Remembering some great teachers


It was a little unusual to have Larry Rhodes, former long-time director of Manatee County's mosquito control efforts, recite William Shakespeare's Love Sonnet to me over the phone this week:

"Let me not to the marriage of true minds

"Admit impediments. Love is not love

"Which alters when it alteration finds,

"Or bends with the remover to remove:

"O no! it is an ever-fixed mark"

Corrine Miller
Larry, a 1950 graduate of Ketterlinus High School in St. Augustine, Fla., had read my Sunday column about a great teacher, Corrine Miller.

The column prompted Larry to call and relate his own experiences with Miss Miller and some of the town's other unforgettable teachers. Among them were Miss Eleanor Alden. Larry surprised her by standing and reciting the Shakespeare sonnet in class.  

Miss Alden was moved to tears, and Larry moved into a whole new realm of can do no wrong.

Larry can still recite the sonnet from memory.

Larry also was in Miss Miller's Spanish class. She had spent time in Mexico, and told the class the Spanish she would teach would be more like they would hear in Mexico City than Madrid.

Larry was  one of several folks I heard from after the column appeared, some with stories about Miss Miller, or other teachers in Bradenton or elsewhere.

One of my classmates shared this memory of Miss Miller:

"I read and enjoyed your article about Miss Miller, who was indeed an exceptional teacher. I always tell people that I never learned anything else about English after having her as a teacher. One story, however, concerns Spanish II, which I took from her during my senior year. If you will recall, Miss Miller used to make us write repetitions of whatever we had missed. It was the last 2 or 3 weeks of our senior year, and Miss Miller told me I had to write some phrase 500 times so that I wouldn't forget how to do it right.
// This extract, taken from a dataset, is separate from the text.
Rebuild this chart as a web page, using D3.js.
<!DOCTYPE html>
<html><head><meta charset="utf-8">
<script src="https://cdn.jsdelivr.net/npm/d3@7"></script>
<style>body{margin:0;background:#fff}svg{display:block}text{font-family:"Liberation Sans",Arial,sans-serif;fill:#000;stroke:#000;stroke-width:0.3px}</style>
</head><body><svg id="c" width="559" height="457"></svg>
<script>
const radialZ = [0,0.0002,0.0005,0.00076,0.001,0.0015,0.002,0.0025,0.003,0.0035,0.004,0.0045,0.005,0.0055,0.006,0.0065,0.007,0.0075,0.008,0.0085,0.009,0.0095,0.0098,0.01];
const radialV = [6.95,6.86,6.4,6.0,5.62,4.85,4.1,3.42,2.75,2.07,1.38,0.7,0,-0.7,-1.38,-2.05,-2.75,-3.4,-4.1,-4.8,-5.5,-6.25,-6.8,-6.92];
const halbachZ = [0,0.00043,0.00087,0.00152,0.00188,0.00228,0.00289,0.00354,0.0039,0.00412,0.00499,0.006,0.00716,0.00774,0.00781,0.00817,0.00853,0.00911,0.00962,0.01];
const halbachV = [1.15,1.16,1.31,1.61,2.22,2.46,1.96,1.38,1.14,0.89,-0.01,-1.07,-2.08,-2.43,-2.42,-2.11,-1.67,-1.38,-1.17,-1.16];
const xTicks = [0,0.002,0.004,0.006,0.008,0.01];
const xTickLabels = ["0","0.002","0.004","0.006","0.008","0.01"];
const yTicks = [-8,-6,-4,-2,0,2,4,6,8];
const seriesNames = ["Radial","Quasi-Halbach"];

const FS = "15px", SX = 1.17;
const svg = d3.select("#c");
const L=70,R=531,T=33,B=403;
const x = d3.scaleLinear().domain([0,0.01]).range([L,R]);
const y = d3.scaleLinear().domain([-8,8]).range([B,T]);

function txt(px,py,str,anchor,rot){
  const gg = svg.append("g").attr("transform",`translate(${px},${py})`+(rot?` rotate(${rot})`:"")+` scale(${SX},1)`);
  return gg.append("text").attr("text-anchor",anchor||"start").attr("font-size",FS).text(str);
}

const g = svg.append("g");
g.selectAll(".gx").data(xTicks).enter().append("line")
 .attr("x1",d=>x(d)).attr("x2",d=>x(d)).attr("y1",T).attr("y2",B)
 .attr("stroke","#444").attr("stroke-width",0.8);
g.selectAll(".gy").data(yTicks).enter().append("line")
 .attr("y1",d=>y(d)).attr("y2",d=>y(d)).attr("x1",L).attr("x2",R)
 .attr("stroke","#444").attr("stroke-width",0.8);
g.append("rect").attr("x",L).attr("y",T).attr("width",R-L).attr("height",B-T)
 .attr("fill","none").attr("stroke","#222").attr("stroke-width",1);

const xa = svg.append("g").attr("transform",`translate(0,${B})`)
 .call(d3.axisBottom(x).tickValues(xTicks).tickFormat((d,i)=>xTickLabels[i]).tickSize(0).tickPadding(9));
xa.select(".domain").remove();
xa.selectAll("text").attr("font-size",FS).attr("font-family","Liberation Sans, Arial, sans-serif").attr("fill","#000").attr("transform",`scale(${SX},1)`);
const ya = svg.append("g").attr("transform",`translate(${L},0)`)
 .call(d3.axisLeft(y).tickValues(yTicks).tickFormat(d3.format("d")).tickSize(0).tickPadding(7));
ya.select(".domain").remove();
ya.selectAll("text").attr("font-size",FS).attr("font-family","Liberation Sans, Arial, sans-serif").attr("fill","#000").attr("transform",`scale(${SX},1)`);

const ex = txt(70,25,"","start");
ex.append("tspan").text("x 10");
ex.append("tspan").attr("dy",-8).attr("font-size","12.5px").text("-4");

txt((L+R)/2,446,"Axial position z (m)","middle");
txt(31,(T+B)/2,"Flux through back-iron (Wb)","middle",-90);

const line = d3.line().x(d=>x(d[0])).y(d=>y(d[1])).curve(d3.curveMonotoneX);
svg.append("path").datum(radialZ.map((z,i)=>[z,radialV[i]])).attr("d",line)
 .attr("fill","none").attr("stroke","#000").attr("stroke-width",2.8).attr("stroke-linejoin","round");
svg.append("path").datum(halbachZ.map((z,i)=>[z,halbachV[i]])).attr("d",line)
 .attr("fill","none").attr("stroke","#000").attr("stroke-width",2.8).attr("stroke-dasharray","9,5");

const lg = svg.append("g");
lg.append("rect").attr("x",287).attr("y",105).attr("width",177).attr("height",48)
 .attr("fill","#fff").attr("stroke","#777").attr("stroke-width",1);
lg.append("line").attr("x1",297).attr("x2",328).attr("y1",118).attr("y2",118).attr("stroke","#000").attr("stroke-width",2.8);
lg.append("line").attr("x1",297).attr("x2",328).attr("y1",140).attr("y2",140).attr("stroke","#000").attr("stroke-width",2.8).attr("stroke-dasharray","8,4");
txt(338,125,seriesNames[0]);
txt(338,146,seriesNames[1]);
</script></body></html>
My classmate decided that he was so close to graduation that he could ignore the requirement.

"Well, when I went back to get my diploma after commencement, instead of my diploma, there was a note from Miss Miller which said, "Be in my class next Tuesday to complete your assignment or you don't get your diploma." That was Miss Miller.

Ann Jerman of Horseshoe Cove, a former teacher, also wrote: 

"Loved your commentary!   It brought back fond memories so your column did its job!     I always told my little first graders every day that we will have a day filled with the joy of discovery - and we did!  Thanks for the memory."

And I heard from a couple of Manatee County teachers, one of whom wrote in part:

"My epiphany came in my sophomore year with Ms. Daniel, who instilled in me an undying love of English literature. I never will forget her, Ms. McKinzey (history) or Coach McChesney (sociology). More so than any other high-school teacher those three saw and cultivated the potential I did not even know I exhibited."